La prima proposta deriva dai fatti di San Calogero: mandare un folto gruppo di ispettori del lavoro, scortati dalle forze dell’ordine, a identificare e denunciare i datori di lavori che sfruttano i braccianti immigrati. Non dovrebbe essere difficile: basta seguire le campagne di raccolta dei prodotti agricoli, vedere dove sorgono le baraccopoli, seguire i pullmini che li portano al lavoro. Eventualmente con i droni. Un governo che promette il carcere agli evasori fiscali dovrebbe dispiegare una severità ancora maggiore con chi calpesta la dignità dei lavoratori.
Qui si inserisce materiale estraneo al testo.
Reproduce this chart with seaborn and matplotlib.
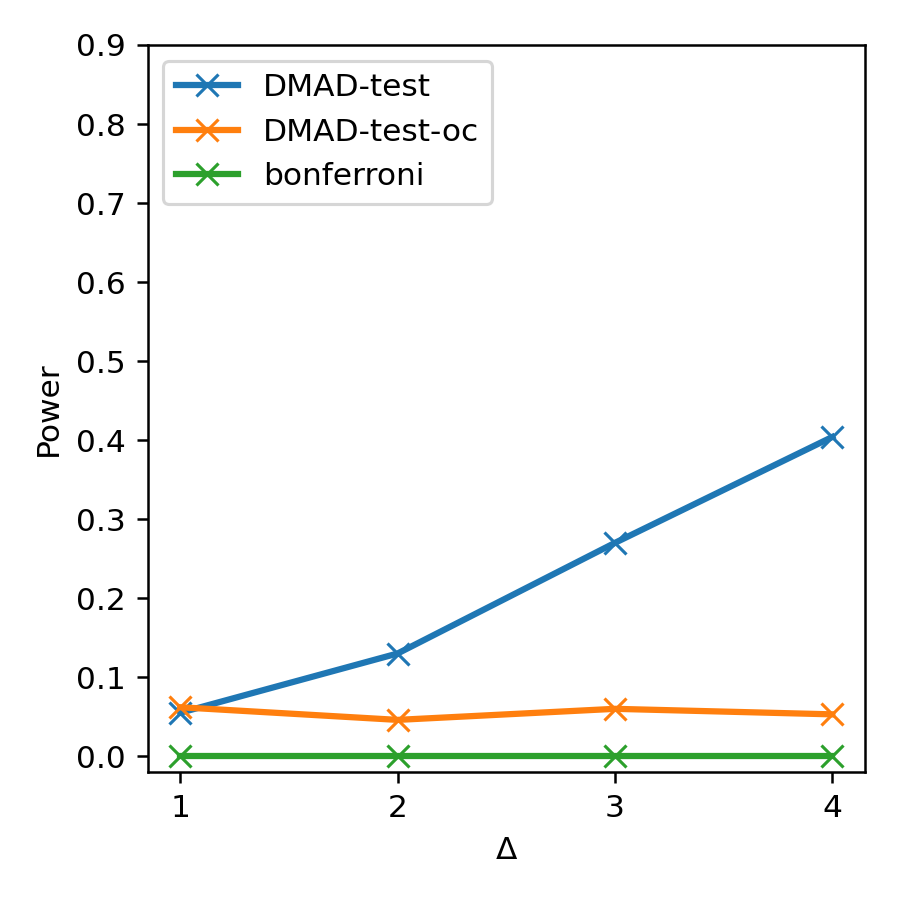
import numpy as np
import pandas as pd
import matplotlib
matplotlib.use("Agg")
import matplotlib.pyplot as plt
import seaborn as sns

# Δ values and power for each method
delta = [1, 2, 3, 4]
dmad_test = [0.055, 0.130, 0.270, 0.404]
dmad_test_oc = [0.062, 0.046, 0.060, 0.053]
bonferroni = [0.0, 0.0, 0.0, 0.0]

series = [
    ("DMAD-test", dmad_test, "#1f77b4"),
    ("DMAD-test-oc", dmad_test_oc, "#ff7f0e"),
    ("bonferroni", bonferroni, "#2ca02c"),
]

fig, ax = plt.subplots(figsize=(4, 4), dpi=225)
fig.subplots_adjust(left=0.164, right=0.961, bottom=0.142, top=0.95)

for name, vals, col in series:
    df = pd.DataFrame({"delta": delta, "power": vals})
    sns.lineplot(data=df, x="delta", y="power", ax=ax, label=name, color=col,
                 marker="x", markersize=7, mec=col, mew=1.0, linewidth=2)

ax.set_ylim(top=0.9)
ax.set_xticks(delta)
ax.set_yticks(np.arange(0, 0.91, 0.1))
ax.set_xlabel("Δ")
ax.set_ylabel("Power")
ax.legend(loc="upper left")

fig.savefig("out.png", dpi=225)
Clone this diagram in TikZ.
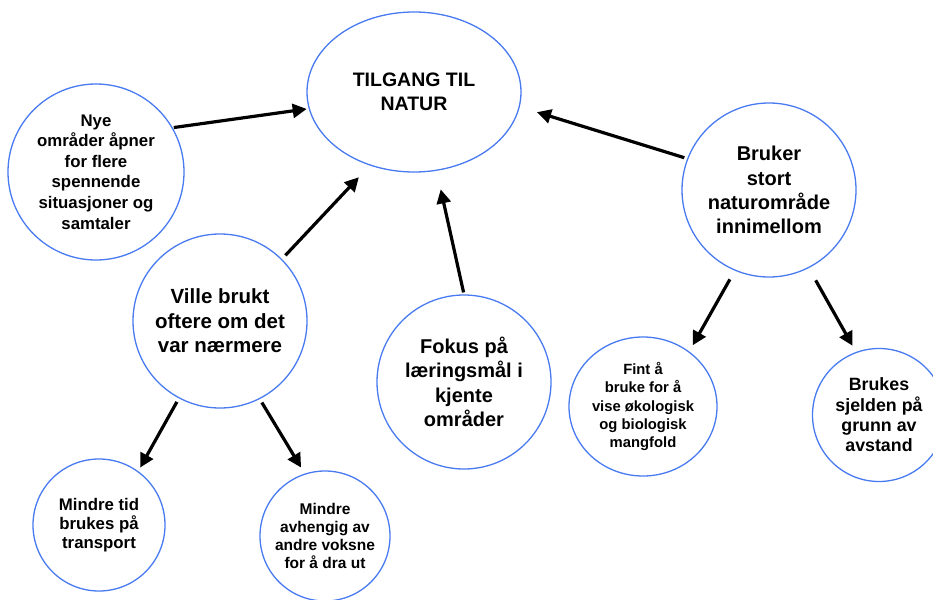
\documentclass[tikz,border=0pt]{standalone}
\usepackage{fontspec}
\setmainfont{Liberation Sans}
\usetikzlibrary{arrows.meta,shapes.geometric}
\definecolor{cblue}{RGB}{72,122,240}
\begin{document}
\begin{tikzpicture}[x=1pt,y=-1pt,
  bub/.style={circle,draw=cblue,line width=1.3pt,inner sep=0pt,align=center,text=black},
  fs/.style 2 args={font=\bfseries\fontsize{#1}{#2}\selectfont},
  arr/.style={line width=3.2pt,-{Triangle[length=14pt,width=14pt]}}
]
\useasboundingbox (0,0) rectangle (933,599);
\clip (0,0) rectangle (933,599);
\node[bub,ellipse,minimum width=214pt,minimum height=160pt,fs={19.5}{24.5}] (tn) at (414,92) {TILGANG TIL\\NATUR};
\node[bub,minimum size=176pt,fs={16.8}{20.6}] (nye) at (96,172) {Nye\\områder åpner\\for flere\\spennende\\situasjoner og\\samtaler};
\node[bub,minimum size=174pt,fs={20.5}{24.5}] (vil) at (220,321) {Ville brukt\\oftere om det\\var nærmere};
\node[bub,minimum size=174pt,fs={20}{24.3}] (fok) at (464,382) {Fokus på\\læringsmål i\\kjente\\områder};
\node[bub,minimum size=174pt,fs={20}{24.3}] (bru) at (769,190) {Bruker\\stort\\naturområde\\innimellom};
\node[bub,ellipse,minimum width=148pt,minimum height=139pt,fs={14.8}{18.3}] (fin) at (643,406.5) {Fint å\\bruke for å\\vise økologisk\\og biologisk\\mangfold};
\node[bub,minimum size=133pt,fs={17.8}{20.3}] (bks) at (879,415) {Brukes\\sjelden på\\grunn av\\avstand};
\node[bub,minimum size=132pt,fs={16.8}{19.2}] (tid) at (99,525) {Mindre tid\\brukes på\\transport};
\node[bub,minimum size=130pt,fs={15.5}{18}] (avh) at (325,536) {Mindre\\avhengig av\\andre voksne\\for å dra ut};
\draw[arr,shorten <=1pt,shorten >=2pt] (nye.30) -- (tn.189);
\draw[arr,shorten <=5pt,shorten >=16pt] (vil.45) -- (tn.239.6);
\draw[arr,shorten <=2pt,shorten >=19pt] (fok.90) -- (tn.286.8);
\draw[arr,shorten <=3pt,shorten >=18pt] (bru.159) -- (tn.352);
\draw[arr,shorten <=10pt,shorten >=7pt] (bru.247.6) -- (fin.50);
\draw[arr,shorten <=14pt,shorten >=7pt] (bru.297) -- (bks.110.6);
\draw[arr,shorten <=4pt,shorten >=4pt] (vil.242.6) -- (tid.54.3);
\draw[arr,shorten <=4pt,shorten >=7pt] (vil.297.4) -- (avh.108.7);
\end{tikzpicture}
\end{document}
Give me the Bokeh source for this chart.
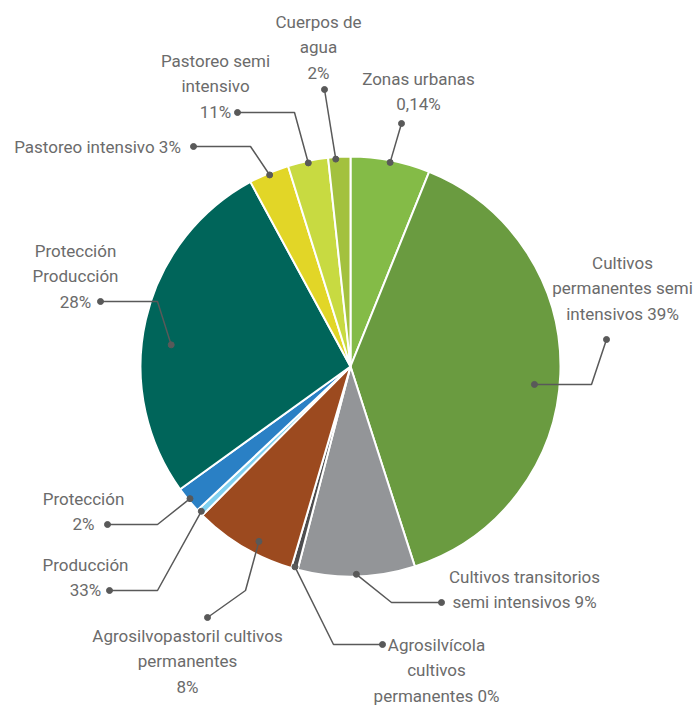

La seconda proposta riguarda la riduzione del carico dei richiedenti asilo per le casse dello stato: come in Germania e in Svezia, chi trova un lavoro dovrebbe ricevere un permesso di soggiorno, inizialmente di un anno, ponendo fine alle controversie sulla fondatezza della domanda di asilo. Potrebbe così cominciare una vita autonoma, uscendo dal sistema dell’accoglienza. Non ha senso, come invece avviene oggi, buttare per strada un richiedente asilo che ha trovato lavoro, ma poi si vede negata la domanda di protezione internazionale.
Infine, per decongestionare il canale dell’asilo e istituire un’alternativa ai rischiosi viaggi attraverso la Libia e poi per mare, oltre a corridoi umanitari più ampi degli attuali, si dovrebbero allargare le possibilità di immigrazione per lavoro stagionale, già previste dalle nostre leggi e dai decreti flussi annuali. Gli Stati Uniti hanno ridotto l’immigrazione non autorizzata dal Messico proprio riaprendo un canale d’immigrazione legale, stagionale, per l’agricoltura. Se le persone potranno entrare, lavorare e tornare al loro paese per ripresentarsi l’anno successivo, saranno meno disposte a rischiare la vita nei viaggi della speranza.
Al di là degli slogan propagandistici, un rapporto positivo tra immigrazione e sicurezza verrà costruito solo promuovendo il lavoro degli immigrati nell’ambito dell’economia legale del nostro paese.